Pareva un principio inossidabile, quello condensato nel plurisecolare latinetto societas delinquere non potest. Chiamati a rispondere in sede penale per ipotesi di reato potevano, infatti, essere soltanto individui; persone fisiche. Col decreto legislativo 231/2001, anche l’Italia congeda quella regola e costruisce un sistema generale di responsabilità per gli enti collettivi: società, persone giuridiche e associazioni anche prive di personalità giuridica.

All’inizio, l’ambito di applicazione di quel sistema era circoscritto a pochi delitti dolosi, ma rapidamente – nel corso di questo ventennio – si è assistito a una sua crescita davvero impressionante: reati societari, reati tributari, reati informatici, reati ambientali, reati contro la pubblica amministrazione, delitti colposi in materia antinfortunistica, addirittura l’associazione per delinquere, sono soltanto esempi di una galassia in continua espansione. Contestati alle figure apicali di un ente collettivo, possono implicare che anche quest’ultimo venga trascinato davanti al giudice penale col rimprovero di non aver predisposto un’organizzazione capace di prevenirli.

Sebbene la concreta applicazione di questa normativa non abbia avuto un volto costante e uniforme in tutto il territorio nazionale (alcune Procure della Repubblica sembrano completamente trascurarla), è altresì innegabile che – dove ha vita – il suo impatto sul mondo imprenditoriale e societario sia davvero dirompente. A maggiore ragione in un tessuto economico fatto in prevalenza di piccole e medie imprese, dove amministrazione e proprietà coincidono quasi sempre.

È questa la ragione per cui, nell’odierno numero di PQM, proponiamo una serie di riflessioni che della cosiddetta 231 mettono in risalto gli aspetti più problematici.

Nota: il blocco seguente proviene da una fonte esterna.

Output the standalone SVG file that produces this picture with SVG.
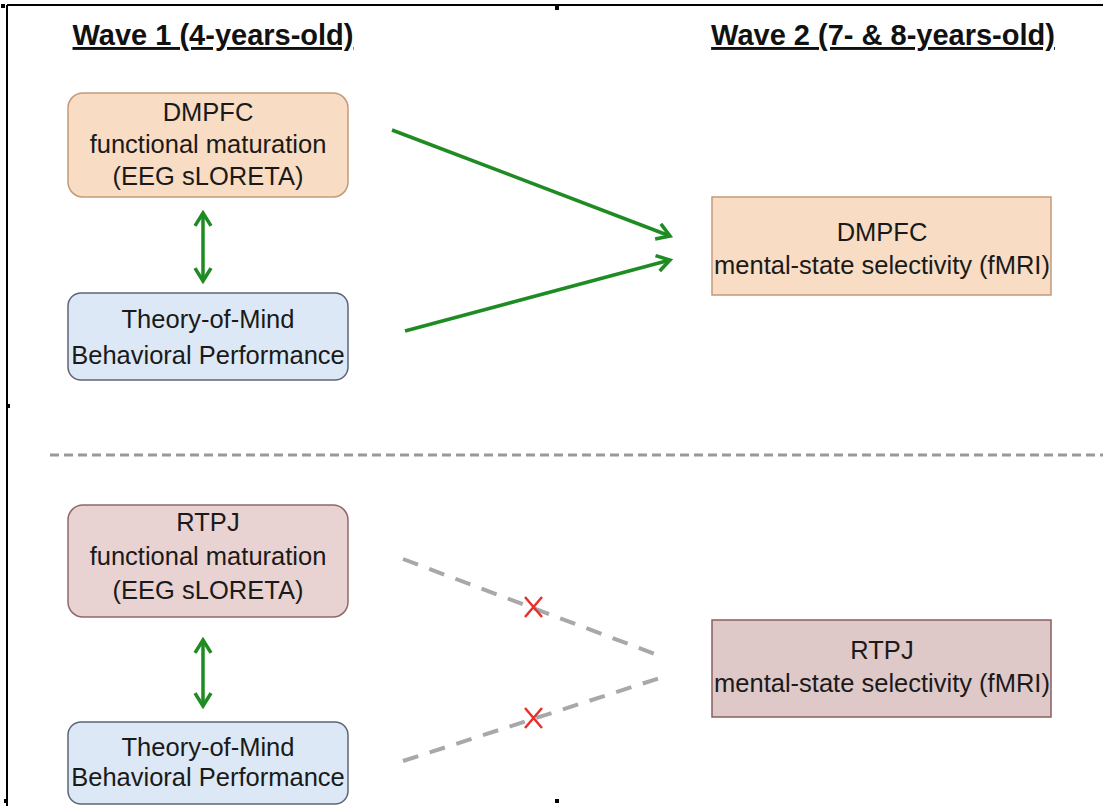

Il giusto obiettivo di preservare al mercato un profitto sano e di contrastare chi invece percorre la strada dell’illegalità, non può – infatti – far velo alla critica verso le modalità con cui legislatore e giurisprudenza mostrano di perseguirlo.

Spigolando tra i contributi che pubblichiamo e a cui debitamente rimandiamo il lettore per gli indispensabili approfondimenti, vogliamo in conclusione accennare ad alcune storture davvero eclatanti: la negazione del principio di presunzione di non colpevolezza e la correlata inversione dell’onere della prova, per cui l’ente collettivo viene gravato del compito di dimostrare la propria innocenza; le acrobazie nomenclatorie che fanno da paravento alle deroghe di tutela costituzionale; le strade impervie e le aporìe, attraverso cui realizzare quel compito, trattandosi di vincere una sorta di pregiudizio per cui il fatto stesso della commissione di un reato da parte dei suoi amministratori già sarebbe prova dell’inidoneità dell’organizzazione aziendale.

Storture che reclamano in modo impellente la realizzazione di un giusto processo anche per l’ente giuridico (ammesso che ne sopravviva uno anche per la persona fisica).